Journal of the Indian Academy of Wood Science
- Discipline: Wood science, forest products, biomaterials
- Language: English
- Edited by: Krishna K. Pandey

Publication details
- History: 1973–present
- Publisher: Springer Science+Business Media on behalf of the Indian Academy of Wood Science
- Frequency: Bimonthly
- Open access: Hybrid
- Impact factor: 0.5 (2023)

Standard abbreviations
- ISO 4: J. Indian Acad. Wood Sci.

Indexing
- CODEN: JIAWAJ
- ISSN: 0972-172X (print) 0976-8432 (web)
- OCLC no.: 727034630

Links
- Journal homepage; Online archive;

= Journal of the Indian Academy of Wood Science =

The Journal of the Indian Academy of Wood Science is a bimonthly peer-reviewed scientific journal and the official publication of the Indian Academy of Wood Science.
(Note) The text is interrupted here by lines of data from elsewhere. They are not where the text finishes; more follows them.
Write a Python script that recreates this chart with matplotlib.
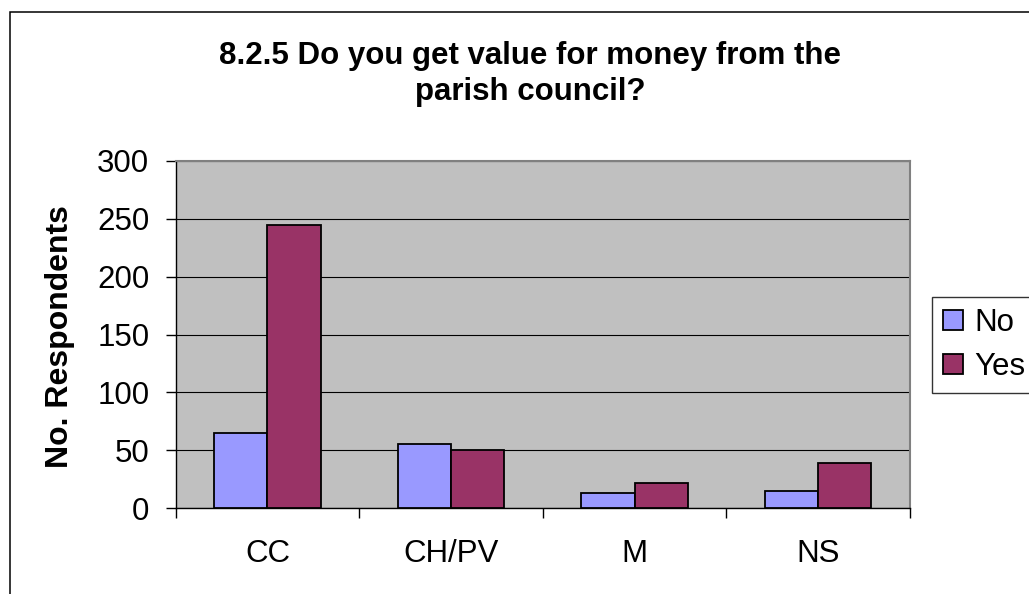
import numpy as np
import matplotlib.pyplot as plt
from matplotlib.patches import Rectangle

# data
categories = ["CC", "CH/PV", "M", "NS"]
no_values = [65, 55, 13, 15]
yes_values = [245, 50, 22, 39]
y_ticks = [0, 50, 100, 150, 200, 250, 300]

plt.rcParams['font.family'] = ['Liberation Sans', 'DejaVu Sans']

W, H = 1029, 594
fig = plt.figure(figsize=(W / 100, H / 100), dpi=100)
fig.patch.set_facecolor('white')

# outer chart border (right and bottom run off the picture)
fig.patches.append(Rectangle((10 / W, -0.1), 1.2, 1.1 - 12 / H,
                             transform=fig.transFigure, fill=False,
                             edgecolor='black', linewidth=1.1))

ax = fig.add_axes([175.7 / W, 1 - 508 / H, (910 - 175.7) / W, (508 - 161) / H])
ax.set_facecolor('#C0C0C0')

x = np.arange(len(categories))
w = 0.29
ax.bar(x - w / 2, no_values, w, color='#9999FF', edgecolor='black',
       linewidth=1.3, label='No', zorder=3)
ax.bar(x + w / 2, yes_values, w, color='#993366', edgecolor='black',
       linewidth=1.3, label='Yes', zorder=3)

ax.set_xlim(-0.5, len(categories) - 0.5)
ax.set_ylim(0, 300)
ax.set_yticks(y_ticks)
ax.yaxis.grid(True, color='black', linewidth=0.8, zorder=1)
ax.set_axisbelow(True)

# category labels at centres, tick marks at boundaries
ax.set_xticks(x)
ax.set_xticklabels(categories)
ax.set_xticks(np.arange(-0.5, len(categories)), minor=True)
ax.tick_params(axis='x', which='major', length=0, pad=22, labelsize=22.5)
ax.tick_params(axis='x', which='minor', length=7, width=1, direction='out')
ax.tick_params(axis='y', length=7, width=1, pad=12, labelsize=22.5)

for side in ['top', 'right']:
    ax.spines[side].set_color('#808080')
    ax.spines[side].set_linewidth(1.5)
for side in ['left', 'bottom']:
    ax.spines[side].set_color('black')
    ax.spines[side].set_linewidth(1)

fig.text(60 / W, 1 - 337 / H, 'No. Respondents', rotation=90, fontsize=23,
         fontweight='bold', ha='center', va='center')
fig.text(530 / W, 1 - 74 / H, '8.2.5 Do you get value for money from the\nparish council?',
         fontsize=22.5, fontweight='bold', ha='center', va='center',
         linespacing=1.25)

leg = ax.legend(loc='upper left', bbox_to_anchor=(931.7 / W, 1 - 297 / H),
                bbox_transform=fig.transFigure, fontsize=22.5, frameon=True,
                fancybox=False, shadow=False, borderaxespad=0,
                handlelength=0.65, handleheight=0.65, handletextpad=0.35,
                labelspacing=0.45, borderpad=0.35)
leg.get_frame().set_edgecolor('black')
leg.get_frame().set_linewidth(1)

fig.savefig('out.png', dpi=100)
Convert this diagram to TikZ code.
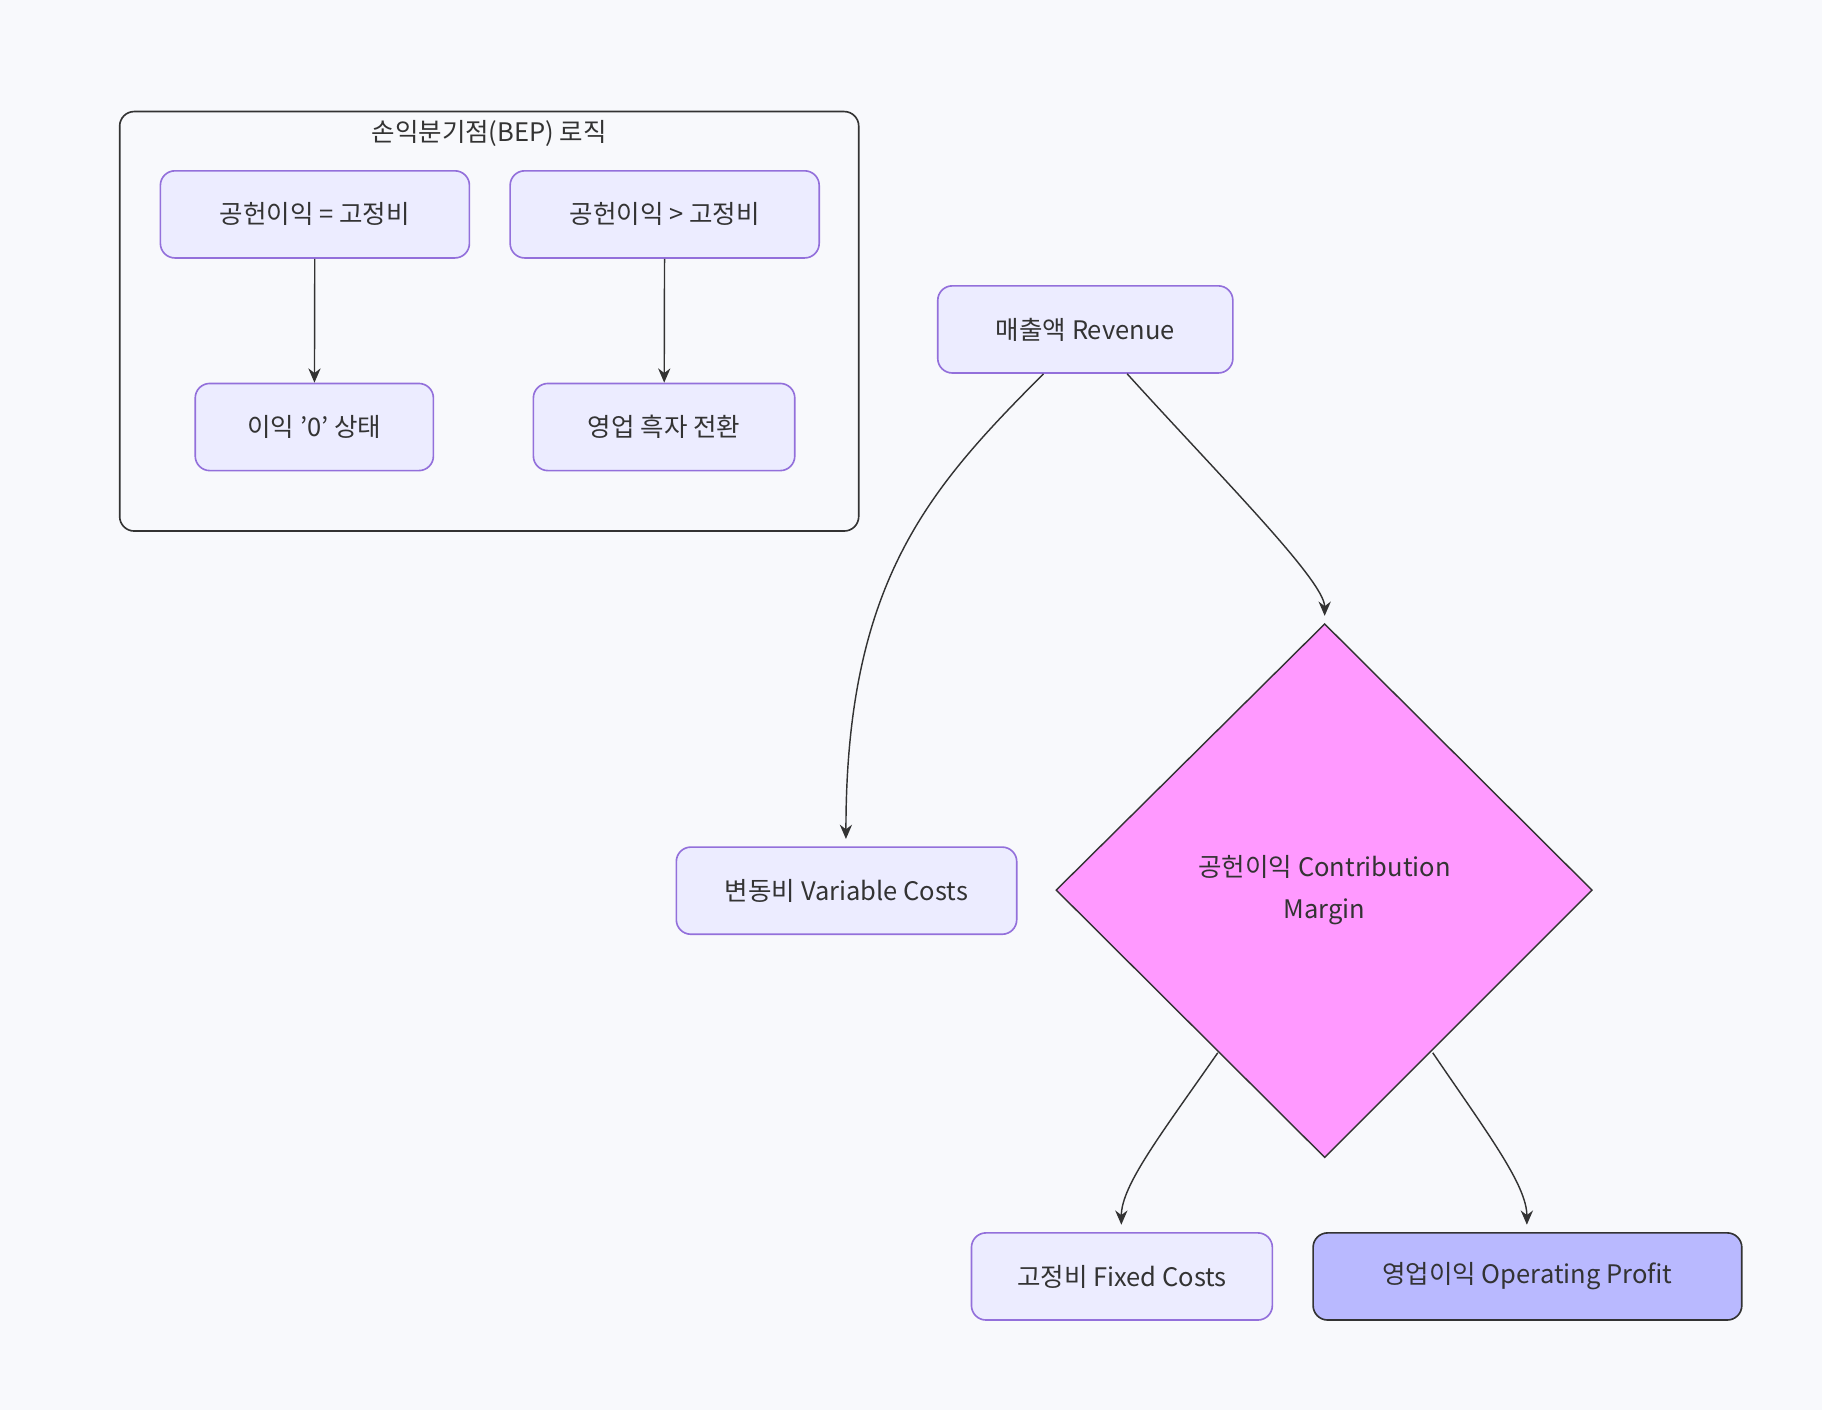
\documentclass[tikz,border=0pt]{standalone}
\usepackage{fontspec}
\setmainfont{Noto Sans CJK KR}
\usetikzlibrary{shapes.geometric,arrows.meta}
\definecolor{bg}{HTML}{F8F9FC}
\definecolor{nfill}{HTML}{ECECFF}
\definecolor{nline}{HTML}{9370DB}
\definecolor{dk}{HTML}{333333}
\begin{document}
\begin{tikzpicture}[x=0.02cm,y=-0.02cm,
  box/.style={draw=nline,fill=nfill,rounded corners=0.25cm,line width=0.8pt,font=\fontsize{12.5}{15}\selectfont,text=dk,inner sep=0pt},
  arr/.style={draw=dk,line width=0.7pt,-{Stealth[length=7pt,width=6pt]}}]
\fill[bg] (0,0) rectangle (1568,1213);
\useasboundingbox (0,0) rectangle (1568,1213);
\draw[dk,line width=0.8pt,rounded corners=0.25cm] (103,96) rectangle (739,457);
\node[font=\fontsize{12.5}{15}\selectfont,text=dk] (title) at (421,115) {손익분기점(BEP) 로직};
\node[box,minimum width=5.32cm,minimum height=1.5cm] (a) at (271,184.5) {공헌이익 = 고정비};
\node[box,minimum width=5.32cm,minimum height=1.5cm] (b) at (572,184.5) {공헌이익 > 고정비};
\node[box,minimum width=4.1cm,minimum height=1.5cm] (c) at (270.5,367.5) {이익 '0' 상태};
\node[box,minimum width=4.5cm,minimum height=1.5cm] (d) at (571.5,367.5) {영업 흑자 전환};
\node[box,minimum width=5.08cm,minimum height=1.5cm] (rev) at (934,283.5) {매출액 Revenue};
\node[box,minimum width=5.86cm,minimum height=1.5cm] (var) at (728.5,766.5) {변동비 Variable Costs};
\node[box,minimum width=5.18cm,minimum height=1.5cm] (fix) at (965.5,1098.5) {고정비 Fixed Costs};
\node[box,draw=dk,fill={rgb,255:red,185;green,185;blue,255},minimum width=7.38cm,minimum height=1.5cm] (op) at (1314.5,1098.5) {영업이익 Operating Profit};
\coordinate (dc) at (1140,766);
\draw[dk,fill={rgb,255:red,255;green,153;blue,255},line width=0.7pt] (1140,537) coordinate (dt) -- (1370,766) -- (1140,996) -- (909,766) -- cycle;
\node[font=\fontsize{12.5}{15}\selectfont,text=dk,align=center] (cm) at (dc) {공헌이익 Contribution\\[6pt]Margin};
\draw[arr] (a) -- (c);
\draw[arr] (b) -- (d);
\draw[arr] (rev.south) ++(-36,0) .. controls (800,420) and (728,500) .. (728,722);
\draw[arr] (rev.south) ++(36,0) .. controls (1050,410) and (1140,500) .. (1140,530);
\draw[arr] (1048,906) .. controls (1000,975) and (965,1020) .. (965,1054);
\draw[arr] (1233,906) .. controls (1280,975) and (1314,1020) .. (1314,1054);
\end{tikzpicture}
\end{document}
It was established in 1973 and is published by Springer Science+Business Media.

The journal covers all aspects of wood science, including research on cellulose and derivative products. The editor-in-chief is Krishna K. Pandey (Institute of Wood Science and Technology).

==Abstracting and indexing==
The journal is abstracted and indexed in the Emerging Sources Citation Index, Scopus, and ProQuest databases. According to the Journal Citation Reports, the journal has a 2023 impact factor of 0.5.